Kabir, meanwhile, resorted to his erstwhile austerity policies, largely reducing government spending to payments of salaries and subsidies. At least initially, he maintained ambiguity towards Dabeiba and Bashagha, as well as the goodwill of the U.S. and U.N., which were alarmed over reports that Dabeiba was handing out checks to militias to keep himself in office. Under U.S. pressure, Kabir also began publishing far more detailed data on government spending. Throughout the spring, armed groups in the capital puzzled over Kabir’s position in the struggle between Dabeiba and Bashagha. “Whomever Kabir supports will be prime minister,” one militia leader told me in May. But Kabir was inscrutable. “It is a waiting game for him,” a close collaborator of Kabir said.

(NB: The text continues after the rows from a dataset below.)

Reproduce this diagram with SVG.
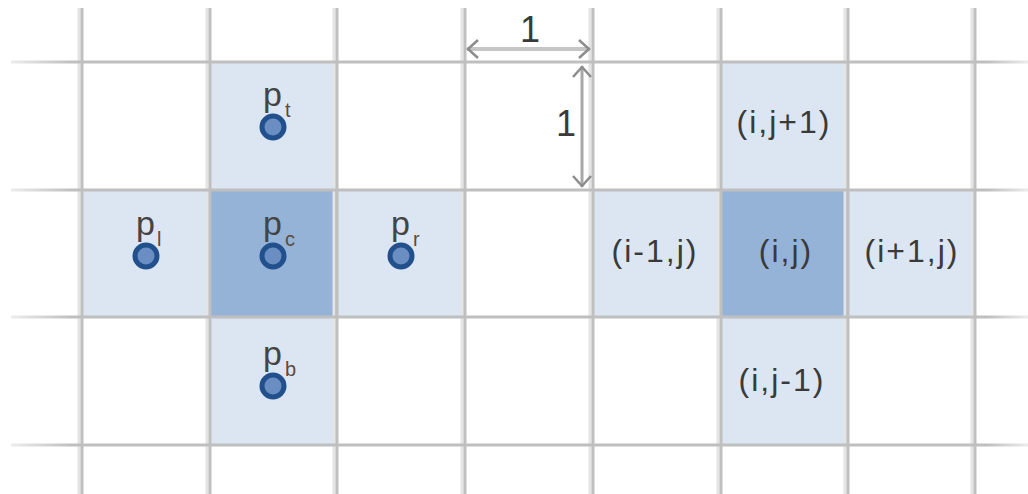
<svg xmlns="http://www.w3.org/2000/svg" width="1028" height="494" viewBox="0 0 1028 494">
  <style>
    .light { fill: #dce6f2; }
    .dark { fill: #95b3d7; }
    .vline { stroke: #bfbfbf; stroke-width: 3; fill: none; }
    .vshade { stroke: #e4e4e4; stroke-width: 3; fill: none; }
    .hline { stroke: url(#hfade); stroke-width: 3; fill: none; }
    .lbl { font-family: "Liberation Sans", Arial, sans-serif; font-size: 32px; fill: #3a3a3a; text-anchor: middle; letter-spacing: 2px; }
    .pt { fill: #6a8ec2; stroke: #22508c; stroke-width: 5; }
    .pm { font-family: "Liberation Sans", Arial, sans-serif; font-size: 34px; fill: #444444; }
    .ps { font-size: 20px; fill: #5a4a40; }
    .dim { font-family: "Liberation Sans", Arial, sans-serif; font-size: 36px; fill: #3a3a3a; text-anchor: middle; }
  </style>
  <defs>
    <linearGradient id="hfade" gradientUnits="userSpaceOnUse" x1="11" y1="0" x2="1028" y2="0">
      <stop offset="0" stop-color="#ececec"/>
      <stop offset="0.06" stop-color="#bfbfbf"/>
      <stop offset="0.96" stop-color="#bfbfbf"/>
      <stop offset="1" stop-color="#ececec"/>
    </linearGradient>
    <marker id="chev" viewBox="-14 -11 16 22" markerWidth="16" markerHeight="22" refX="0" refY="0" orient="auto-start-reverse" markerUnits="userSpaceOnUse">
      <path d="M-11,-9 L-1,0 L-11,9" fill="none" stroke="#8c8c8c" stroke-width="2.5"/>
    </marker>
  </defs>

  <g id="cells">
    <rect class="light" x="210" y="62" width="127" height="128"/>
    <rect class="light" x="82" y="190" width="128" height="127"/>
    <rect class="dark" x="210" y="190" width="127" height="127"/>
    <rect class="light" x="337" y="190" width="128" height="127"/>
    <rect class="light" x="210" y="317" width="127" height="128"/>
    <rect class="light" x="721" y="62" width="127" height="128"/>
    <rect class="light" x="593" y="190" width="128" height="127"/>
    <rect class="dark" x="721" y="190" width="127" height="127"/>
    <rect class="light" x="848" y="190" width="127" height="127"/>
    <rect class="light" x="721" y="317" width="127" height="128"/>
  </g>

  <g id="grid">
    <g class="vshade">
      <line x1="79" y1="8" x2="79" y2="494"/>
      <line x1="207" y1="8" x2="207" y2="494"/>
      <line x1="334" y1="8" x2="334" y2="494"/>
      <line x1="462" y1="8" x2="462" y2="494"/>
      <line x1="590" y1="8" x2="590" y2="494"/>
      <line x1="718" y1="8" x2="718" y2="494"/>
      <line x1="845" y1="8" x2="845" y2="494"/>
      <line x1="972" y1="8" x2="972" y2="494"/>
    </g>
    <g class="vline">
      <line x1="82" y1="8" x2="82" y2="494"/>
      <line x1="210" y1="8" x2="210" y2="494"/>
      <line x1="337" y1="8" x2="337" y2="494"/>
      <line x1="465" y1="8" x2="465" y2="494"/>
      <line x1="593" y1="8" x2="593" y2="494"/>
      <line x1="721" y1="8" x2="721" y2="494"/>
      <line x1="848" y1="8" x2="848" y2="494"/>
      <line x1="975" y1="8" x2="975" y2="494"/>
    </g>
    <g class="hline">
      <line x1="11" y1="62" x2="1028" y2="62"/>
      <line x1="11" y1="190" x2="1028" y2="190"/>
      <line x1="11" y1="317" x2="1028" y2="317"/>
      <line x1="11" y1="445" x2="1028" y2="445"/>
    </g>
  </g>

  <g id="connectors">
    <line x1="467" y1="49" x2="590" y2="49" stroke="#c6c6c6" stroke-width="4" marker-start="url(#chev)" marker-end="url(#chev)"/>
    <line x1="582" y1="66" x2="582" y2="187" stroke="#a8a8a8" stroke-width="3" marker-start="url(#chev)" marker-end="url(#chev)"/>
  </g>

  <g id="dimension-labels">
    <text class="dim" x="530" y="42">1</text>
    <text class="dim" x="566" y="136">1</text>
  </g>

  <g id="point-t">
    <text class="pm" x="263" y="106">p<tspan class="ps" x="285" y="117">t</tspan></text>
    <circle class="pt" cx="273" cy="127" r="11"/>
  </g>
  <g id="point-l">
    <text class="pm" x="136" y="235">p<tspan class="ps" x="157" y="246">l</tspan></text>
    <circle class="pt" cx="146" cy="256" r="11"/>
  </g>
  <g id="point-c">
    <text class="pm" x="263" y="235">p<tspan class="ps" x="285" y="246">c</tspan></text>
    <circle class="pt" cx="273" cy="256" r="11"/>
  </g>
  <g id="point-r">
    <text class="pm" x="391" y="235">p<tspan class="ps" x="413" y="246">r</tspan></text>
    <circle class="pt" cx="401" cy="256" r="11"/>
  </g>
  <g id="point-b">
    <text class="pm" x="263" y="365">p<tspan class="ps" x="285" y="376">b</tspan></text>
    <circle class="pt" cx="273" cy="386" r="11"/>
  </g>

  <g id="cell-labels">
    <text class="lbl" x="784" y="133">(i,j+1)</text>
    <text class="lbl" x="655" y="262">(i-1,j)</text>
    <text class="lbl" x="786" y="262">(i,j)</text>
    <text class="lbl" x="912" y="262">(i+1,j)</text>
    <text class="lbl" x="782" y="391">(i,j-1)</text>
  </g>
</svg>
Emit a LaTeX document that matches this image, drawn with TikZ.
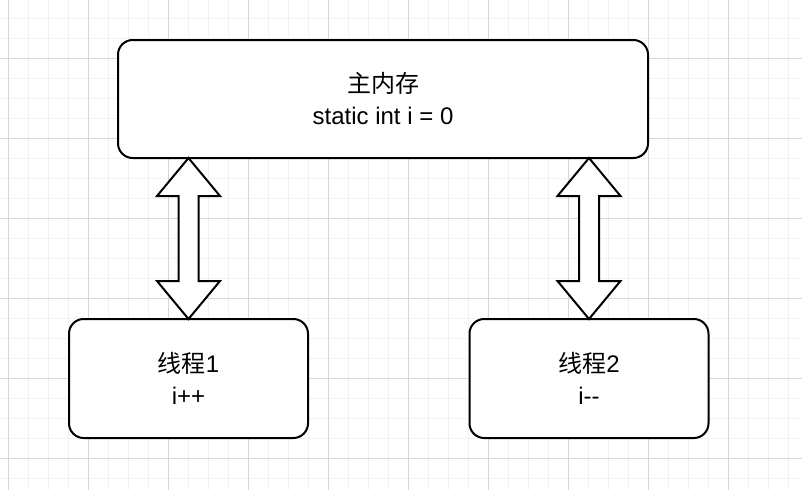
\documentclass[tikz,border=0pt]{standalone}
\usepackage{fontspec}
\setmainfont{Liberation Sans}
\newfontfamily\cjk{Noto Sans CJK SC}
\usetikzlibrary{calc}
\begin{document}
\begin{tikzpicture}[x=0.75pt, y=-0.75pt,
				    box/.style={draw, line width=1.5pt, rounded corners=11pt, fill=white,
				    			align=center, inner sep=0pt, outer sep=0pt, text=black,
				    			font=\fontsize{18}{24}\selectfont},
				    blockarrow/.style={draw, line width=1.5pt, fill=white, line join=miter}]
	\useasboundingbox (0,0) rectangle (802,490);
	\fill[white] (0,0) rectangle (802,490);
	% grid
	\foreach \x in {8,28,...,788} \draw[gray!10, line width=0.75pt] (\x,0) -- (\x,490);
	\foreach \y in {18,38,...,478} \draw[gray!10, line width=0.75pt] (0,\y) -- (802,\y);
	\foreach \x in {8,88,...,788} \draw[gray!32, line width=0.75pt] (\x,0) -- (\x,490);
	\foreach \y in {58,138,...,458} \draw[gray!32, line width=0.75pt] (0,\y) -- (802,\y);

	\node[box, minimum width=397.5pt, minimum height=88.5pt] (mem) at (383, 99) {{\cjk 主内存}\\static int i = 0};
	\node[box, minimum width=179.25pt, minimum height=89.25pt] (t1) at (188.5, 378.5) {{\cjk 线程}1\\i++};
	\node[box, minimum width=179.25pt, minimum height=89.25pt] (t2) at (589, 378.5) {{\cjk 线程}2\\i-{}-};

	\draw[blockarrow] (t1.north |- mem.south) -- ++(31.5,38) -- ++(-21.5,0) -- ($(t1.north)+(10,-38)$)
		-- ++(21.5,0) -- (t1.north) -- ++(-31.5,-38) -- ++(21.5,0) -- ($(t1.north |- mem.south)+(-10,38)$)
		-- ++(-21.5,0) -- cycle;
	\draw[blockarrow] (t2.north |- mem.south) -- ++(31.5,38) -- ++(-21.5,0) -- ($(t2.north)+(10,-38)$)
		-- ++(21.5,0) -- (t2.north) -- ++(-31.5,-38) -- ++(21.5,0) -- ($(t2.north |- mem.south)+(-10,38)$)
		-- ++(-21.5,0) -- cycle;

\end{tikzpicture}
\end{document}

As Bashagha lost his tug-of-war with Dabeiba, Kabir again moved closer to the winner, though without loosening the purse strings. His caution may go a long way to explaining Kabir’s political longevity. “He is an expert at reading the landscape, at riding the wave to stay in power,” Hammuda Siala, a parliamentarian who had taken his distance from politics since Dabeiba’s rise, told me. U.S. officials, conscious that their recognition helped keep Kabir in place, have been consistently frustrated by his resistance to their reform proposals. “He was polite, listened to our advice, but was extremely cautious — apparently worried that if he made big changes of any kind, he would be at risk of being pushed out,” Jonathan Winer, the U.S. Special Envoy from 2014 to 2016, said.
Kabir’s detractors often describe him as all-powerful and overbearing. “He controlled everything, interfered in everything: the government budget, who gets letters of credit,” one of Serraj’s former ministers told me. (Indeed, Kabir’s power was evident in the sheer number of people interviewed for this article — bankers, parliamentarians, government officials — who asked to remain anonymous.)
Behind the appearance of omnipotence, however, a more complex picture emerges, one that highlights Kabir’s readiness to strike arrangements with political adversaries when needed, as well as his cautious, temporizing modus operandi. Among Kabir’s traits, it is his fundamentally ambiguous, sphinxlike character that perhaps best captures his politics. Even senior foreign diplomats who regularly met Kabir concede that he remained a mystery to them. He is neither the ultimate barrier against the pillage of the Libyan state, as he himself maintains, nor the biggest culprit behind its crisis, as his enemies say. Yet even many of his critics, acknowledging his austerity, grudgingly accept his claim to have helped save Libya from bankruptcy and reliance on foreign loans.
Kabir’s ambiguity mirrors many of the contradictions of post-Gadhafi Libya — contradictions he has contributed to shaping: the state’s financing of the competing factions vying for its control; the constantly shifting alliances; the collusion between ostensible political adversaries in perpetuating the country’s crisis. The only event certain to conclude the enigmatic governor’s tenure is a settlement ending Libya’s conflicts.